**Do this**
All lines below must be repeated exactly, with the pictures omitted.

### Source excerpt ###

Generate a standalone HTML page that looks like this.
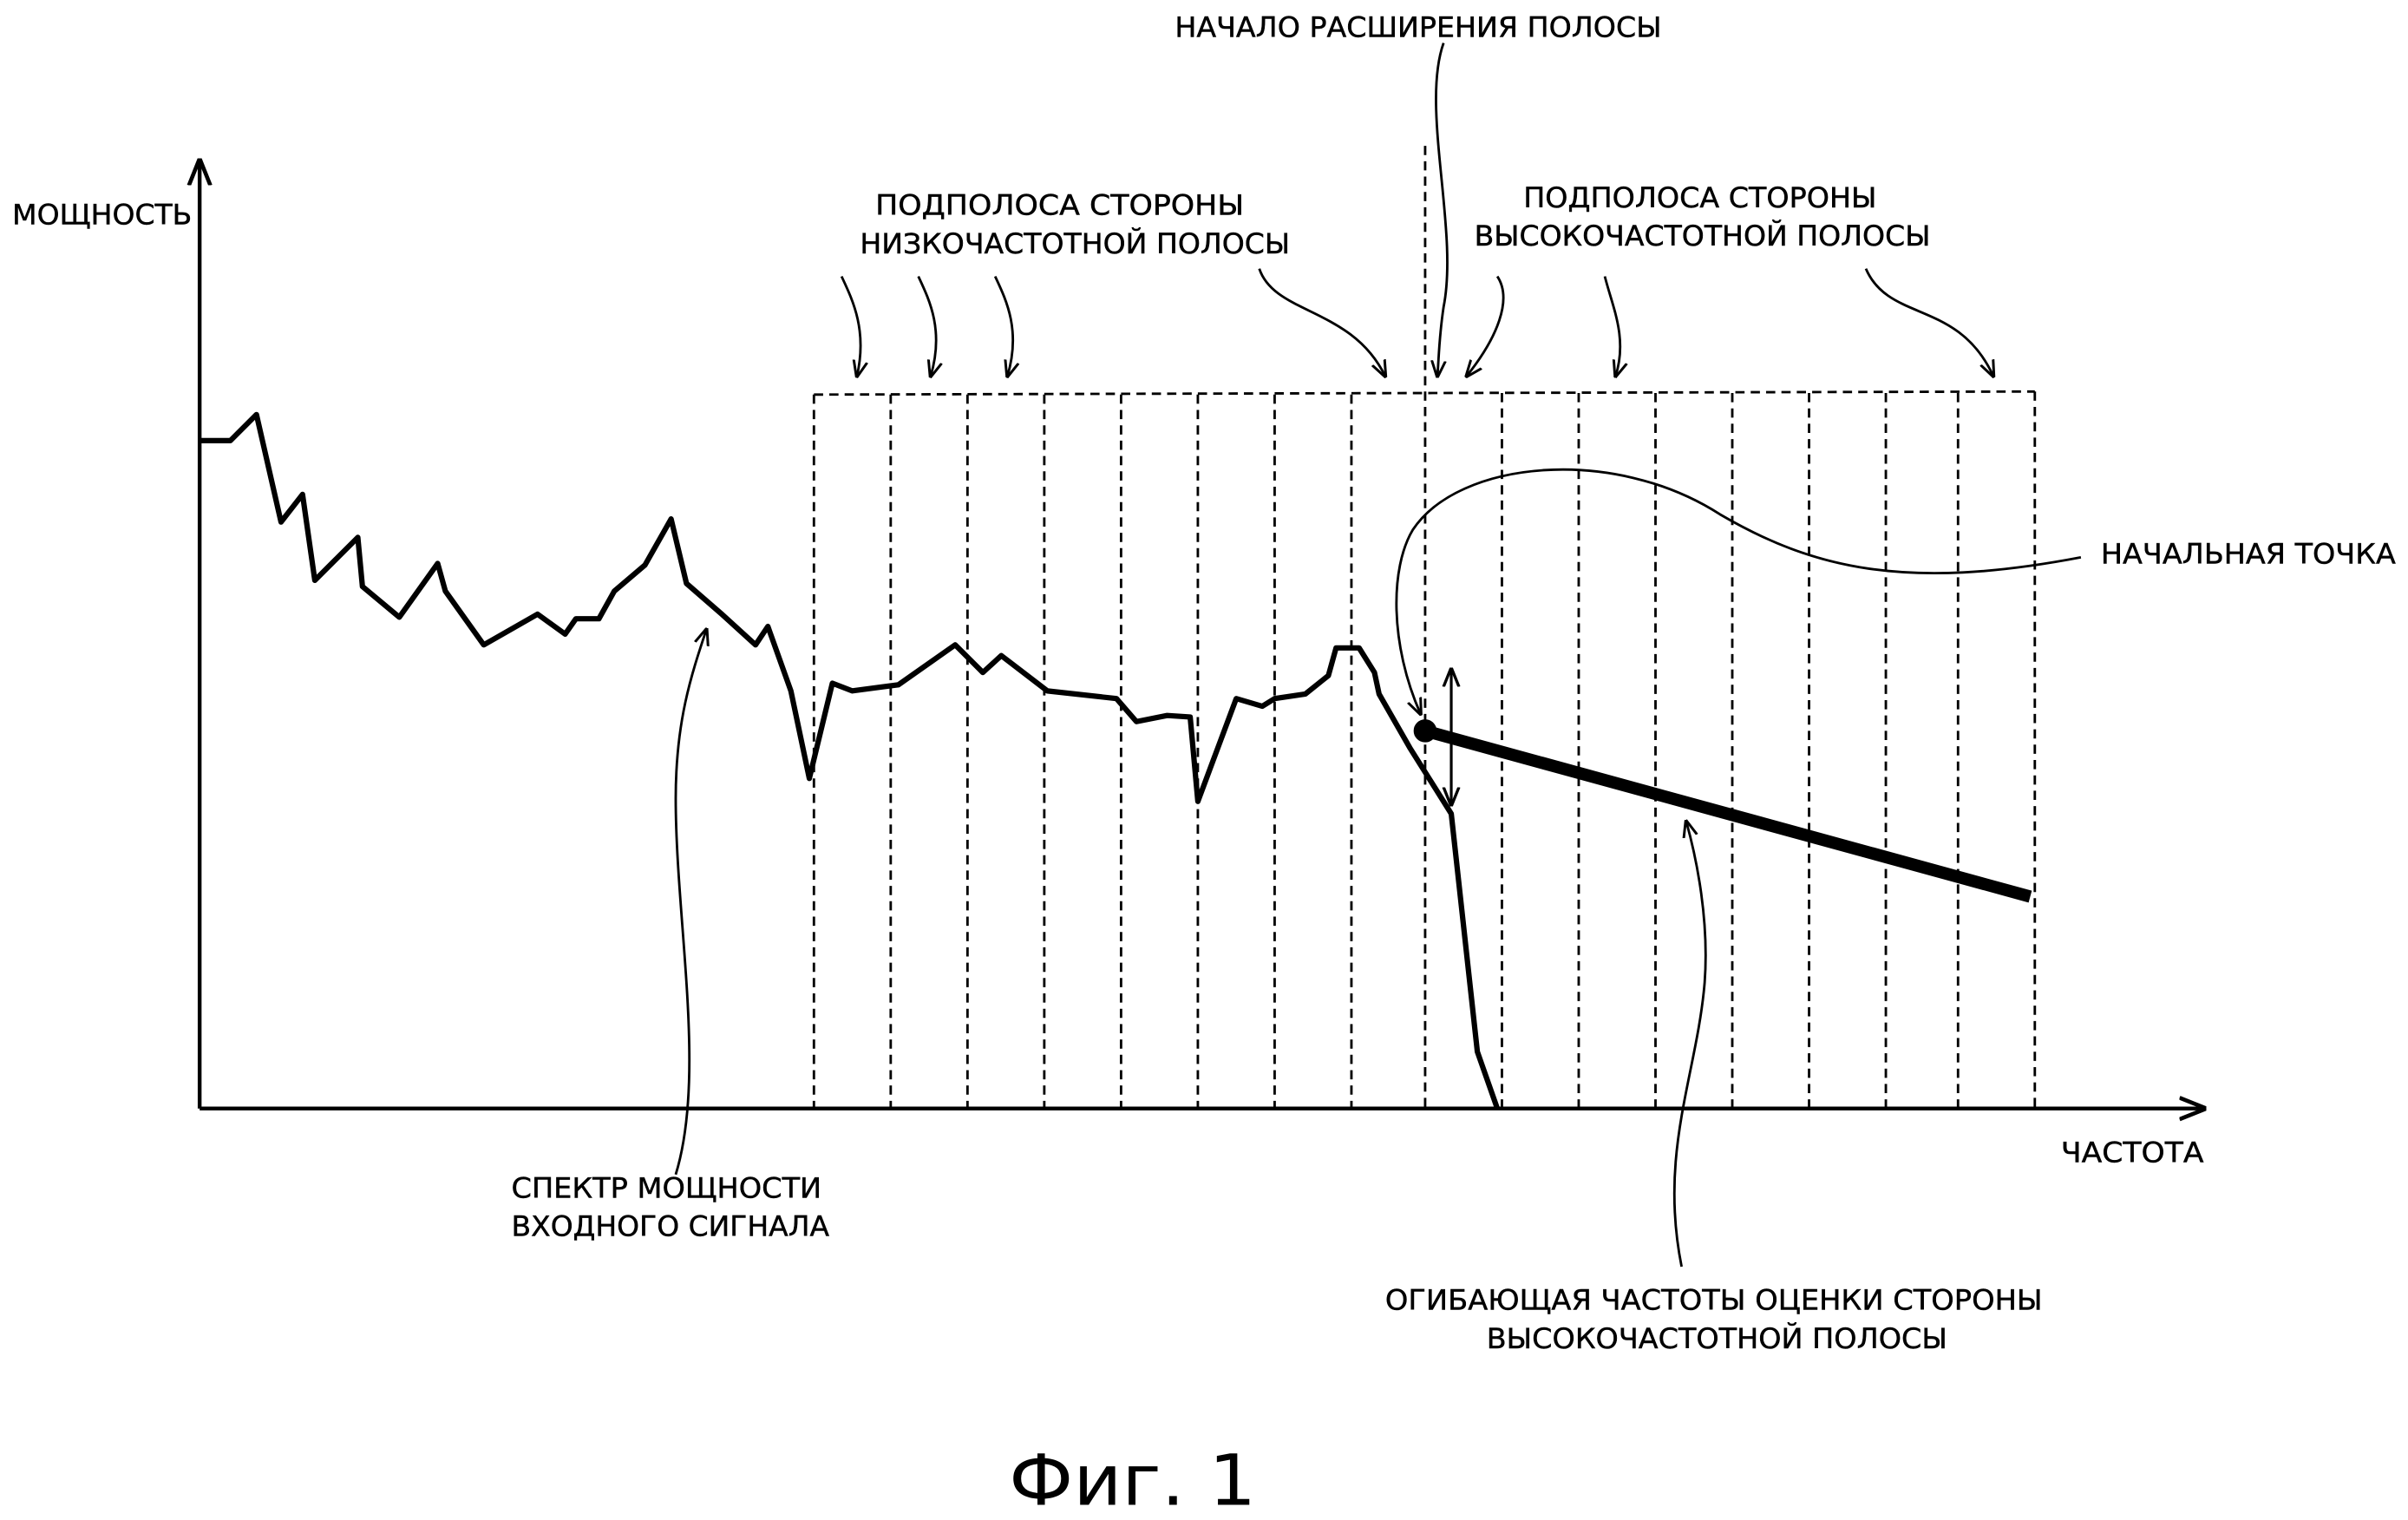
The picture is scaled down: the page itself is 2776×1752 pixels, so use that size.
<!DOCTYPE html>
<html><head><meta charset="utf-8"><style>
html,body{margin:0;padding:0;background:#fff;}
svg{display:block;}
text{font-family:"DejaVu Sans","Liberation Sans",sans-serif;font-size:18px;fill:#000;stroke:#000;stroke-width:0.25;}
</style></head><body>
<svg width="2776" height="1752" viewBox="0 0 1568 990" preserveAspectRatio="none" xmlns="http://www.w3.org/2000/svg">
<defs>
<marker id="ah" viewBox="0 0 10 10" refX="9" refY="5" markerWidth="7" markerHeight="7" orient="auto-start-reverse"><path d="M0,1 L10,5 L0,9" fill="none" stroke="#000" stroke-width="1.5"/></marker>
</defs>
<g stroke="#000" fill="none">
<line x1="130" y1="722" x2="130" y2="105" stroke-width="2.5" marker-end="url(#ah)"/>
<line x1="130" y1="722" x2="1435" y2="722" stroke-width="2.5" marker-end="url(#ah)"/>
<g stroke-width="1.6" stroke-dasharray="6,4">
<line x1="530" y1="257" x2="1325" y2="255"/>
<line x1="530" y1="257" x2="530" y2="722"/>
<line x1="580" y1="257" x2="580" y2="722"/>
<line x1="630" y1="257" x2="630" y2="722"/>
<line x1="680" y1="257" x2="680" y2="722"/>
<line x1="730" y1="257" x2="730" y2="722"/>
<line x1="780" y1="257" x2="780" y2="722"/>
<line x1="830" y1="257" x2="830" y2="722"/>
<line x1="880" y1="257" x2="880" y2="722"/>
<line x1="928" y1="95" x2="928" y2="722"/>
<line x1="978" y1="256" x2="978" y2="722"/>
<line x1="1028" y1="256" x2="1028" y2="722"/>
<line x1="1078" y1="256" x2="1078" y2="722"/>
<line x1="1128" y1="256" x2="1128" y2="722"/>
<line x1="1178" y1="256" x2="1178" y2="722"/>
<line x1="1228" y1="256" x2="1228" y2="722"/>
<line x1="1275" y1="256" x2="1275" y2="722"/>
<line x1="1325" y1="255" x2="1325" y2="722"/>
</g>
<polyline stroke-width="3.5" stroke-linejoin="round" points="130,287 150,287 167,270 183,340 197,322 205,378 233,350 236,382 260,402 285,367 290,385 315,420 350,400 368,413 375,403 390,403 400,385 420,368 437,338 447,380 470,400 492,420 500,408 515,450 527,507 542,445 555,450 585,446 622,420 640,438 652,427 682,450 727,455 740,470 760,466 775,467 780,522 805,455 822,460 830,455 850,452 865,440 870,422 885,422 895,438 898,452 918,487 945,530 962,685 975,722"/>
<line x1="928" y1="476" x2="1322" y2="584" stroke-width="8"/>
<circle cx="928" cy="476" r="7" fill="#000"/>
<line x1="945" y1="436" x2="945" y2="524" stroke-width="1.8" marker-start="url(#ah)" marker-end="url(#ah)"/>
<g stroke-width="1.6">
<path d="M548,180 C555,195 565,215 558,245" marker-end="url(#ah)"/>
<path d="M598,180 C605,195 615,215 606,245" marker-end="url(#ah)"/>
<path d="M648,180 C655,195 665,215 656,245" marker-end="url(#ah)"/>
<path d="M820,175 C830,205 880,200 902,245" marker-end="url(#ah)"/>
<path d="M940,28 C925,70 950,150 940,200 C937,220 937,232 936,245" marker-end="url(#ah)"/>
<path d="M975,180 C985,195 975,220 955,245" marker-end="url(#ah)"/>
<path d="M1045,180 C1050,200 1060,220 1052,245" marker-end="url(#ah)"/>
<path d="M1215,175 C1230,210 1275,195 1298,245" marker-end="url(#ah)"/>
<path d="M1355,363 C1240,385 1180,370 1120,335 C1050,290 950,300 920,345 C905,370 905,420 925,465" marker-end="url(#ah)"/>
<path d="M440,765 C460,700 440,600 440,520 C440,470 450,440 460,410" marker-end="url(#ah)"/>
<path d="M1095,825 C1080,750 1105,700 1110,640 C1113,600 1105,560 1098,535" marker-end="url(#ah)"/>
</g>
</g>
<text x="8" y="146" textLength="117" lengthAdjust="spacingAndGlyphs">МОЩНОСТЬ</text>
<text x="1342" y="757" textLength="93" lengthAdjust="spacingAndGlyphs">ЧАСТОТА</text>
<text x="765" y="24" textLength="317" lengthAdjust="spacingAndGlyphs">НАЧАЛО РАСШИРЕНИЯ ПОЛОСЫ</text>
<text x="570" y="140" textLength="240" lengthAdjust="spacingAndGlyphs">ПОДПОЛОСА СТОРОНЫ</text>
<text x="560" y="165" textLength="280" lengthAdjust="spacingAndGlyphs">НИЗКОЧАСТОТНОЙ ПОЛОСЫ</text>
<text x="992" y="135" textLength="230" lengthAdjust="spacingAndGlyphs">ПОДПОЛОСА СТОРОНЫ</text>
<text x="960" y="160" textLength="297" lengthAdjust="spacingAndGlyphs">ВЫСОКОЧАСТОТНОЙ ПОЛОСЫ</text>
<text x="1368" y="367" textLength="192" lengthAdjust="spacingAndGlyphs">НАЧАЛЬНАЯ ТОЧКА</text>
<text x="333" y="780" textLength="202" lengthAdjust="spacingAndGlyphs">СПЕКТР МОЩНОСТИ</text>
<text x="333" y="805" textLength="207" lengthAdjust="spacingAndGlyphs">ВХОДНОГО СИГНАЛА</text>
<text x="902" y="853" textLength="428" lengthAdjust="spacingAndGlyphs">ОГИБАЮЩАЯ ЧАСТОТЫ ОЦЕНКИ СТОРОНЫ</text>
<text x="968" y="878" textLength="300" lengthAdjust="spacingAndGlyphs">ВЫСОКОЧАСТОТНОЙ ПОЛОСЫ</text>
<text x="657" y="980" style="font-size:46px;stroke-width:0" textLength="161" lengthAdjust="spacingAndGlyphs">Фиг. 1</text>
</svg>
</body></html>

###

**Response below**
Generate a standalone HTML page that looks like this.
The picture is scaled down: the page itself is 2776×1752 pixels, so use that size.
<!DOCTYPE html>
<html><head><meta charset="utf-8"><style>
html,body{margin:0;padding:0;background:#fff;}
svg{display:block;}
text{font-family:"DejaVu Sans","Liberation Sans",sans-serif;font-size:18px;fill:#000;stroke:#000;stroke-width:0.25;}
</style></head><body>
<svg width="2776" height="1752" viewBox="0 0 1568 990" preserveAspectRatio="none" xmlns="http://www.w3.org/2000/svg">
<defs>
<marker id="ah" viewBox="0 0 10 10" refX="9" refY="5" markerWidth="7" markerHeight="7" orient="auto-start-reverse"><path d="M0,1 L10,5 L0,9" fill="none" stroke="#000" stroke-width="1.5"/></marker>
</defs>
<g stroke="#000" fill="none">
<line x1="130" y1="722" x2="130" y2="105" stroke-width="2.5" marker-end="url(#ah)"/>
<line x1="130" y1="722" x2="1435" y2="722" stroke-width="2.5" marker-end="url(#ah)"/>
<g stroke-width="1.6" stroke-dasharray="6,4">
<line x1="530" y1="257" x2="1325" y2="255"/>
<line x1="530" y1="257" x2="530" y2="722"/>
<line x1="580" y1="257" x2="580" y2="722"/>
<line x1="630" y1="257" x2="630" y2="722"/>
<line x1="680" y1="257" x2="680" y2="722"/>
<line x1="730" y1="257" x2="730" y2="722"/>
<line x1="780" y1="257" x2="780" y2="722"/>
<line x1="830" y1="257" x2="830" y2="722"/>
<line x1="880" y1="257" x2="880" y2="722"/>
<line x1="928" y1="95" x2="928" y2="722"/>
<line x1="978" y1="256" x2="978" y2="722"/>
<line x1="1028" y1="256" x2="1028" y2="722"/>
<line x1="1078" y1="256" x2="1078" y2="722"/>
<line x1="1128" y1="256" x2="1128" y2="722"/>
<line x1="1178" y1="256" x2="1178" y2="722"/>
<line x1="1228" y1="256" x2="1228" y2="722"/>
<line x1="1275" y1="256" x2="1275" y2="722"/>
<line x1="1325" y1="255" x2="1325" y2="722"/>
</g>
<polyline stroke-width="3.5" stroke-linejoin="round" points="130,287 150,287 167,270 183,340 197,322 205,378 233,350 236,382 260,402 285,367 290,385 315,420 350,400 368,413 375,403 390,403 400,385 420,368 437,338 447,380 470,400 492,420 500,408 515,450 527,507 542,445 555,450 585,446 622,420 640,438 652,427 682,450 727,455 740,470 760,466 775,467 780,522 805,455 822,460 830,455 850,452 865,440 870,422 885,422 895,438 898,452 918,487 945,530 962,685 975,722"/>
<line x1="928" y1="476" x2="1322" y2="584" stroke-width="8"/>
<circle cx="928" cy="476" r="7" fill="#000"/>
<line x1="945" y1="436" x2="945" y2="524" stroke-width="1.8" marker-start="url(#ah)" marker-end="url(#ah)"/>
<g stroke-width="1.6">
<path d="M548,180 C555,195 565,215 558,245" marker-end="url(#ah)"/>
<path d="M598,180 C605,195 615,215 606,245" marker-end="url(#ah)"/>
<path d="M648,180 C655,195 665,215 656,245" marker-end="url(#ah)"/>
<path d="M820,175 C830,205 880,200 902,245" marker-end="url(#ah)"/>
<path d="M940,28 C925,70 950,150 940,200 C937,220 937,232 936,245" marker-end="url(#ah)"/>
<path d="M975,180 C985,195 975,220 955,245" marker-end="url(#ah)"/>
<path d="M1045,180 C1050,200 1060,220 1052,245" marker-end="url(#ah)"/>
<path d="M1215,175 C1230,210 1275,195 1298,245" marker-end="url(#ah)"/>
<path d="M1355,363 C1240,385 1180,370 1120,335 C1050,290 950,300 920,345 C905,370 905,420 925,465" marker-end="url(#ah)"/>
<path d="M440,765 C460,700 440,600 440,520 C440,470 450,440 460,410" marker-end="url(#ah)"/>
<path d="M1095,825 C1080,750 1105,700 1110,640 C1113,600 1105,560 1098,535" marker-end="url(#ah)"/>
</g>
</g>
<text x="8" y="146" textLength="117" lengthAdjust="spacingAndGlyphs">МОЩНОСТЬ</text>
<text x="1342" y="757" textLength="93" lengthAdjust="spacingAndGlyphs">ЧАСТОТА</text>
<text x="765" y="24" textLength="317" lengthAdjust="spacingAndGlyphs">НАЧАЛО РАСШИРЕНИЯ ПОЛОСЫ</text>
<text x="570" y="140" textLength="240" lengthAdjust="spacingAndGlyphs">ПОДПОЛОСА СТОРОНЫ</text>
<text x="560" y="165" textLength="280" lengthAdjust="spacingAndGlyphs">НИЗКОЧАСТОТНОЙ ПОЛОСЫ</text>
<text x="992" y="135" textLength="230" lengthAdjust="spacingAndGlyphs">ПОДПОЛОСА СТОРОНЫ</text>
<text x="960" y="160" textLength="297" lengthAdjust="spacingAndGlyphs">ВЫСОКОЧАСТОТНОЙ ПОЛОСЫ</text>
<text x="1368" y="367" textLength="192" lengthAdjust="spacingAndGlyphs">НАЧАЛЬНАЯ ТОЧКА</text>
<text x="333" y="780" textLength="202" lengthAdjust="spacingAndGlyphs">СПЕКТР МОЩНОСТИ</text>
<text x="333" y="805" textLength="207" lengthAdjust="spacingAndGlyphs">ВХОДНОГО СИГНАЛА</text>
<text x="902" y="853" textLength="428" lengthAdjust="spacingAndGlyphs">ОГИБАЮЩАЯ ЧАСТОТЫ ОЦЕНКИ СТОРОНЫ</text>
<text x="968" y="878" textLength="300" lengthAdjust="spacingAndGlyphs">ВЫСОКОЧАСТОТНОЙ ПОЛОСЫ</text>
<text x="657" y="980" style="font-size:46px;stroke-width:0" textLength="161" lengthAdjust="spacingAndGlyphs">Фиг. 1</text>
</svg>
</body></html>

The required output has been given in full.